When the California Regional Water Quality Control Board issued new waste discharge requirements in June 2002, California’s Nevada County Sanitary District 1 saw that a major upgrade of the existing lagoon system of Lake of the Pines Wastewater Treatment Plant (WWTP) would be required. Lake of the Pines is a planned residential community nestled in the foothills of the Sierra Nevada, about 50 miles northeast of Sacramento, Calif. The site offers the amenities of a country club, a championship 18-hole golf course and driving range, Junior Olympic pool, tennis courts, a clubhouse, slip boat marina, ponds and parks, all built around a 230-acre man-made lake. The county conservatively estimates that in the next 25 years, about 1,500 additional units will be needed.
The district appointed Kennedy/Jenks Consultants to identify, evaluate and select the most favorable wastewater treatment and disposal option to address not only the immediate permit requirements for higher effluent quality but also provide for the long-term needs of the community.
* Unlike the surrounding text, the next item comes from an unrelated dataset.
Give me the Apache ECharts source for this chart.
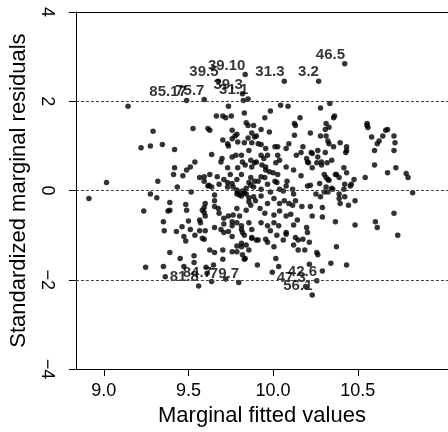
<!DOCTYPE html>
<html><head><meta charset="utf-8">
<script src="https://cdn.jsdelivr.net/npm/echarts@6/dist/echarts.min.js"></script>
<style>html,body{margin:0;padding:0;background:#fff}#c{width:448px;height:432px}</style>
</head><body><div id="c"></div>
<script>
const fitted = [
9.143,9.291,9.220,9.275,9.346,9.016,9.319,8.912,9.275,9.313,9.236,9.379,9.352,9.357,9.247,9.352,9.363,
9.527,9.615,9.626,9.665,9.703,9.720,9.753,9.736,9.758,9.786,9.824,9.830,9.841,9.852,9.885,9.874,9.929,9.978,9.951,9.984,
10.044,10.088,10.159,10.126,10.132,10.220,10.280,10.335,10.363,10.357,10.313,10.330,10.308,10.555,10.555,10.676,10.665,10.714,
10.126,10.560,10.582,9.418,9.703,9.731,9.758,9.775,9.791,9.852,9.874,9.901,9.912,9.956,10.011,10.027,10.077,10.093,10.176,
10.225,10.264,10.324,10.330,10.396,10.434,10.434,10.626,10.615,10.599,10.720,10.714,10.648,9.890,9.929,10.165,10.137,10.231,
10.264,10.209,10.258,10.286,10.319,10.357,10.429,9.929,9.945,10.027,10.038,10.016,9.890,9.934,9.956,9.929,10.000,10.027,10.011,
10.121,10.165,10.082,10.302,10.374,10.390,10.423,9.890,10.280,10.313,9.538,9.511,9.489,9.418,9.412,9.467,9.637,9.698,9.758,
9.731,9.791,9.813,9.819,9.857,9.868,9.874,9.901,9.956,9.978,9.967,10.077,10.198,10.203,10.231,10.286,10.308,10.346,10.313,
10.324,10.368,10.418,10.434,10.478,10.544,10.599,10.676,10.725,10.786,10.797,9.566,9.593,9.626,9.670,9.709,9.434,9.516,9.390,
9.484,9.489,9.390,9.615,9.654,9.681,9.731,9.764,9.791,9.813,9.841,9.857,9.885,9.912,9.929,9.951,9.967,9.984,10.022,10.038,
10.060,10.077,10.115,10.121,10.203,10.253,10.313,10.352,10.390,10.390,10.396,10.418,10.462,10.484,10.445,10.824,10.324,9.786,
9.819,9.857,9.896,9.929,9.967,10.005,10.038,10.066,10.093,10.115,10.132,10.714,10.604,10.615,10.484,10.736,10.434,10.456,
10.280,10.302,10.346,10.423,10.220,10.275,10.330,10.220,10.231,10.368,10.374,10.258,10.264,10.214,10.291,10.341,10.016,10.033,
9.995,9.907,9.599,9.582,9.566,9.571,9.654,9.676,9.681,9.709,9.736,9.764,9.786,9.802,9.841,9.868,9.923,9.951,10.005,10.038,
10.077,10.104,10.143,10.170,10.291,10.291,9.462,9.500,9.511,9.538,9.429,9.566,9.599,9.654,9.692,9.709,9.758,9.786,9.813,
9.819,9.857,9.874,9.929,9.967,9.984,10.005,10.033,10.077,10.121,10.198,10.203,9.593,9.654,9.593,9.599,9.473,9.484,9.582,
9.709,9.758,9.736,9.758,9.813,9.830,9.874,9.901,9.786,9.813,9.841,9.626,9.654,9.703,9.758,9.703,9.819,9.830,9.451,9.533,
9.533,9.390,9.604,9.648,9.473,9.610,9.720,9.731,9.758,9.786,9.802,9.830,9.841,9.868,9.885,9.857,9.621,9.637,9.593,9.786,
9.813,9.835,9.857,9.874,9.912,9.956,9.967,10.005,10.022,10.060,10.077,10.132,10.148,10.176,10.121,10.148,10.187,10.214,
9.593,9.692,9.736,9.830,9.780,9.835,9.813,9.868,9.786,9.747
];
const resid = [
1.89,1.33,0.96,1.00,1.03,0.18,0.21,-0.18,-0.08,-0.16,-0.46,-0.46,-0.70,-0.90,-1.72,-1.70,-1.93,
1.39,1.39,1.35,1.67,1.67,1.63,1.67,1.89,1.35,1.26,2.02,1.74,1.52,1.46,1.46,1.29,1.37,1.31,1.63,1.78,
1.91,1.89,1.63,1.50,1.46,1.29,1.85,1.95,1.67,1.63,1.50,1.42,1.37,1.50,1.46,1.37,1.35,1.22,
1.24,1.41,1.20,0.92,1.13,1.05,1.16,1.22,1.09,1.18,1.07,1.22,1.05,0.94,0.98,0.98,0.94,1.05,0.98,
0.85,0.90,1.11,1.05,1.07,0.98,0.90,1.11,1.05,0.90,1.07,0.90,1.22,1.20,1.03,0.85,0.79,0.83,
0.75,0.62,0.62,0.64,0.62,0.98,0.85,0.79,0.72,0.79,0.68,0.62,0.62,0.57,0.46,0.31,0.40,0.36,0.21,
0.46,0.33,0.21,0.36,0.36,0.29,0.14,0.21,1.22,1.22,0.64,0.53,0.46,0.51,0.36,0.33,0.81,0.72,0.75,
0.51,0.51,0.79,0.64,0.90,0.68,0.53,0.64,0.53,0.42,0.79,0.53,0.72,0.64,0.51,0.57,0.85,0.68,0.29,
0.25,0.36,0.51,0.40,0.25,0.29,0.57,0.40,0.51,0.38,0.29,0.29,0.31,0.36,0.31,0.25,0.08,-0.03,-0.27,
-0.31,-0.44,-0.44,0.10,-0.10,0.14,0.18,0.08,-0.03,-0.12,-0.08,0.18,0.08,0.21,0.03,0.29,0.14,-0.03,0.18,0.03,
-0.01,0.10,0.03,-0.08,0.10,-0.08,0.08,0.03,-0.08,-0.18,-0.29,0.03,0.14,-0.23,-0.33,-0.05,-0.03,-0.08,
-0.01,-0.16,-0.23,-0.12,-0.29,-0.18,-0.29,-0.23,-0.29,-0.33,-0.23,-0.51,-0.70,-0.83,-0.77,-1.00,-1.67,0.10,
-0.14,-0.03,0.05,-0.14,0.12,0.16,0.23,-0.36,-0.57,-0.70,-1.26,-1.39,-1.44,-1.65,-1.80,-1.63,-1.52,-1.70,
-1.83,-1.67,-0.29,-0.44,-0.66,-0.72,-0.23,-0.40,-0.51,-0.62,-0.57,-0.55,-0.40,-0.57,-0.44,-0.33,-0.40,-0.51,-0.55,-0.46,
-0.57,-0.53,-0.66,-0.36,-0.38,-0.59,-0.81,-0.68,-0.87,-1.00,-0.92,-0.90,-0.90,-0.83,-0.87,-0.94,-0.79,-0.72,-0.87,
-0.94,-0.72,-0.87,-0.72,-0.79,-0.90,-0.72,-0.79,-0.94,-0.77,-0.83,-0.94,-0.38,-0.36,-0.49,-0.57,-1.03,-1.13,-1.07,
-0.75,-0.70,-0.92,-1.03,-0.79,-1.00,-1.07,-1.11,-1.24,-1.18,-1.22,-1.33,-1.39,-1.33,-1.37,-1.54,-1.44,-1.54,-1.52,-1.46,
-1.61,-1.39,-1.72,-1.67,-1.70,-1.85,-1.98,0.08,0.16,0.01,-0.10,-0.05,0.05,0.12,-0.14,-0.25,0.12,0.08,-1.09,-1.37,
-1.26,-1.52,-1.33,-1.05,-1.11,-1.09,-1.16,-1.26,-1.00,-1.11,-0.98,-1.05,-1.11,-1.09,-1.22,-1.33,-1.33,-1.16,
0.21,0.64,1.00,1.07,0.79,0.57,0.36,0.29,0.25,0.36
];
const idLabels = ['85.17','75.7','39.5','39.10','39.3','31.1','31.3','3.2','46.5','81.8','84.7','79.7','42.6','47.3','56.1'];
const idFitted = [9.489,9.593,9.676,9.835,9.819,9.852,10.066,10.269,10.423,9.560,9.637,9.797,10.258,10.192,10.231];
const idResid  = [2.02,2.04,2.45,2.60,2.17,2.05,2.45,2.45,2.84,-2.14,-2.04,-2.06,-2.02,-2.15,-2.34];
const xTicks = [9.0, 9.5, 10.0, 10.5];
const refLines = [-2, 0, 2];
const xTitle = 'Marginal fitted values';
const yTitle = 'Standardized marginal residuals';

const FONT = 'Liberation Sans, Arial, Helvetica, sans-serif';
const xMin = 9 - 30 / 182, xMax = 9 - 30 / 182 + 400 / 182;
const pts = fitted.map((x, i) => [x, resid[i]]);
const idPts = idLabels.map((n, i) => ({ name: n, value: [idFitted[i], idResid[i]] }));

const chart = echarts.init(document.getElementById('c'), null, { renderer: 'canvas' });
chart.setOption({
  animation: false,
  backgroundColor: '#fff',
  grid: { left: 74, top: 12, right: -26, bottom: 50, show: false },
  xAxis: [{
    type: 'value', min: xMin, max: xMax, position: 'bottom',
    axisLine: { show: true, onZero: false, lineStyle: { color: '#000', width: 1 } },
    axisTick: { show: true, length: 7, customValues: xTicks, lineStyle: { color: '#000' } },
    axisLabel: { customValues: xTicks, formatter: v => Number(v).toFixed(1), color: '#000', fontSize: 18, fontFamily: FONT, margin: 13 },
    splitLine: { show: false },
    name: xTitle, nameLocation: 'middle', nameGap: 34,
    nameTextStyle: { fontSize: 22, color: '#000', fontFamily: FONT }
  }, {
    type: 'value', min: xMin, max: xMax, position: 'top',
    axisLine: { show: true, onZero: false, lineStyle: { color: '#000', width: 1 } },
    axisTick: { show: false }, axisLabel: { show: false }, splitLine: { show: false }
  }],
  yAxis: {
    type: 'value', min: -4, max: 4, interval: 2,
    axisLine: { show: true, onZero: false, lineStyle: { color: '#000', width: 1 } },
    axisTick: { show: true, length: 7, lineStyle: { color: '#000' } },
    axisLabel: { rotate: -90, formatter: v => (v < 0 ? '\u2212' + Math.abs(v) : String(v)), color: '#000', fontSize: 18, fontFamily: FONT, margin: 20 },
    splitLine: { show: false },
    name: yTitle, nameLocation: 'middle', nameGap: 42, nameRotate: 90,
    nameTextStyle: { fontSize: 22, color: '#000', fontFamily: FONT }
  },
  series: [
    {
      type: 'scatter', data: pts, symbol: 'circle', symbolSize: 5.5, silent: true,
      itemStyle: { color: '#000' },
      markLine: {
        silent: true, symbol: ['none', 'none'], label: { show: false },
        lineStyle: { color: '#444', type: [3, 2], width: 1 },
        data: refLines.map(v => ({ yAxis: v }))
      }
    },
    {
      type: 'scatter', data: idPts, symbol: 'circle', symbolSize: 5.5, silent: true,
      itemStyle: { color: '#000' },
      label: { show: true, formatter: '{b}', position: 'left', distance: 0, offset: [3, -9],
        color: '#000', fontSize: 15, fontWeight: 'bold', fontFamily: FONT }
    }
  ]
});
</script></body></html>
The ENVIROQUIP MBR technology  was selected because of its capability of meeting new effluent quality using existing plant footprint, its modular processes and layout to accommodate future expansion with ease of expandability and its competitive capital and operating costs.
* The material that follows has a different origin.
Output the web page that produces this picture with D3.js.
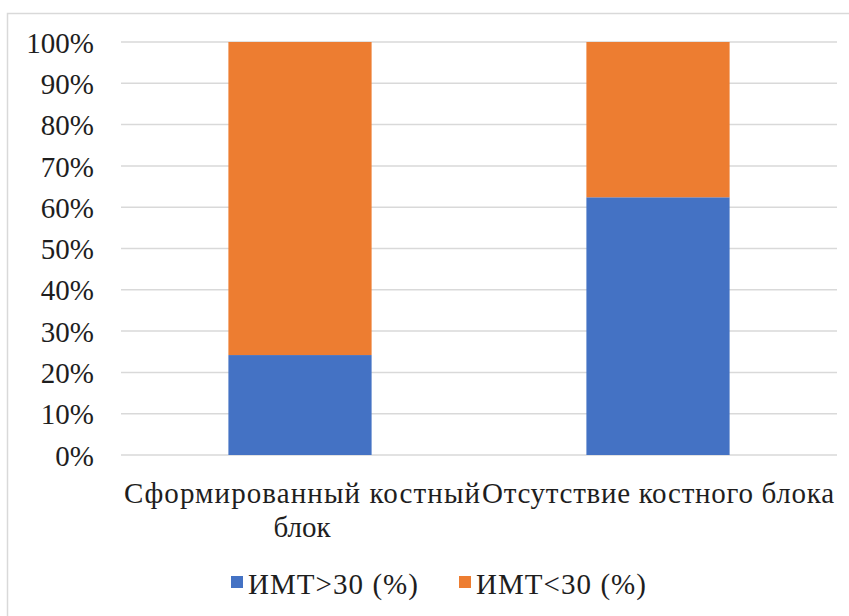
<!DOCTYPE html>
<html>
<head>
<meta charset="utf-8">
<script src="https://cdn.jsdelivr.net/npm/d3@7/dist/d3.min.js"></script>
</head>
<body style="margin:0;background:#fff">
<svg id="chart" width="849" height="616"></svg>
<script>
// Categories (wrapped label lines) and stacked series values in percent
const categories = ["Сформированный костный блок", "Отсутствие костного блока"];
const categoryLines = [["Сформированный костный", "блок"], ["Отсутствие костного блока"]];
const seriesNames = ["ИМТ>30 (%)", "ИМТ<30 (%)"];
const bmiOver30 = [24.2, 62.4];
const bmiUnder30 = [75.8, 37.6];
const yTicks = [0, 10, 20, 30, 40, 50, 60, 70, 80, 90, 100];
const colors = ["#4472c4", "#ed7d31"];

const FONT = '"Times New Roman"';
const TEXT_COLOR = "#1e1e1e";
const svg = d3.select("#chart");
const W = 849, H = 616;
const margin = { left: 121, right: 12, top: 42, bottom: 161 };

// Outer chart frame (runs off the right and bottom edges)
svg.append("rect")
  .attr("x", 7.5).attr("y", 13.5)
  .attr("width", W).attr("height", H)
  .attr("fill", "#fff").attr("stroke", "#d9d9d9").attr("stroke-width", 1.5);

const x = d3.scaleBand()
  .domain(categories)
  .range([margin.left, W - margin.right])
  .paddingInner(0.6).paddingOuter(0.3);

const y = d3.scaleLinear().domain([0, 100]).range([H - margin.bottom, margin.top]);

// Gridlines
svg.append("g")
  .selectAll("line")
  .data(yTicks)
  .join("line")
  .attr("x1", margin.left).attr("x2", W - margin.right)
  .attr("y1", d => y(d)).attr("y2", d => y(d))
  .attr("stroke", "#d9d9d9").attr("stroke-width", 1.5);

// Y axis labels
const yAxis = d3.axisLeft(y).tickValues(yTicks).tickFormat(d => d + "%").tickSize(0).tickPadding(27);
const yg = svg.append("g").attr("transform", `translate(${margin.left},0)`).call(yAxis);
yg.select(".domain").remove();
yg.selectAll("text")
  .style("font-family", FONT).attr("font-size", 29)
  .attr("fill", TEXT_COLOR).attr("dy", "0.35em");

// Stacked bars
const rows = categories.map((c, i) => ({ cat: c, s0: bmiOver30[i], s1: bmiUnder30[i] }));
const stack = d3.stack().keys(["s0", "s1"])(rows);
svg.append("g")
  .selectAll("g")
  .data(stack)
  .join("g")
  .attr("fill", (d, i) => colors[i])
  .selectAll("rect")
  .data(d => d)
  .join("rect")
  .attr("x", d => x(d.data.cat))
  .attr("width", x.bandwidth())
  .attr("y", d => y(d[1]))
  .attr("height", d => y(d[0]) - y(d[1]));

// Category labels: the long lines are spread to a fixed width so neighbours never collide
const lineWidths = [[356, null], [352]];
const catG = svg.append("g");
categories.forEach((c, i) => {
  const cx = x(c) + x.bandwidth() / 2 + (i === 0 ? 2 : 0);
  const t = catG.append("text")
    .attr("text-anchor", "middle")
    .style("font-family", FONT).attr("font-size", 29)
    .attr("fill", TEXT_COLOR)
    .attr("x", cx).attr("y", 503);
  categoryLines[i].forEach((line, j) => {
    const ts = t.append("tspan").attr("x", cx).attr("dy", j === 0 ? 0 : 34).text(line);
    if (lineWidths[i][j]) ts.attr("textLength", lineWidths[i][j]).attr("lengthAdjust", "spacing");
  });
});

// Legend
const legendItems = [{ x: 231, name: seriesNames[0], color: colors[0] }, { x: 459, name: seriesNames[1], color: colors[1] }];
const lg = svg.append("g");
legendItems.forEach(it => {
  lg.append("rect").attr("x", it.x).attr("y", 576).attr("width", 12).attr("height", 12).attr("fill", it.color);
  lg.append("text").attr("x", it.x + 17).attr("y", 594)
    .style("font-family", FONT).attr("font-size", 29)
    .attr("textLength", 170).attr("lengthAdjust", "spacing")
    .attr("fill", TEXT_COLOR).text(it.name);
});
</script>
</body>
</html>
The plant consists of anaerobic, anoxic and aerobic (pre-aeration and MBR) zones. Currently the system is designed for BOD reduction, nitrogen removal, phosphorous removal and solids separation.
To handle biosolids, an ENVIROQUIP PAD-K  membrane system was added as a solution to produce sludge that meets class B requirements. The PAD-K system aerobically stabilizes the sludge and utilizes submerged membranes to thicken to 3% solids, minimizing the costs of transportation and operation of solid waste management.
The Lake of the Pines facility is one more ENVIROQUIP MBR  wastewater treatment plant operating in California. The plant became operational in February 2008 and it has proven to be a perfect solution. The plant discharges year-round into Magnolia Creek.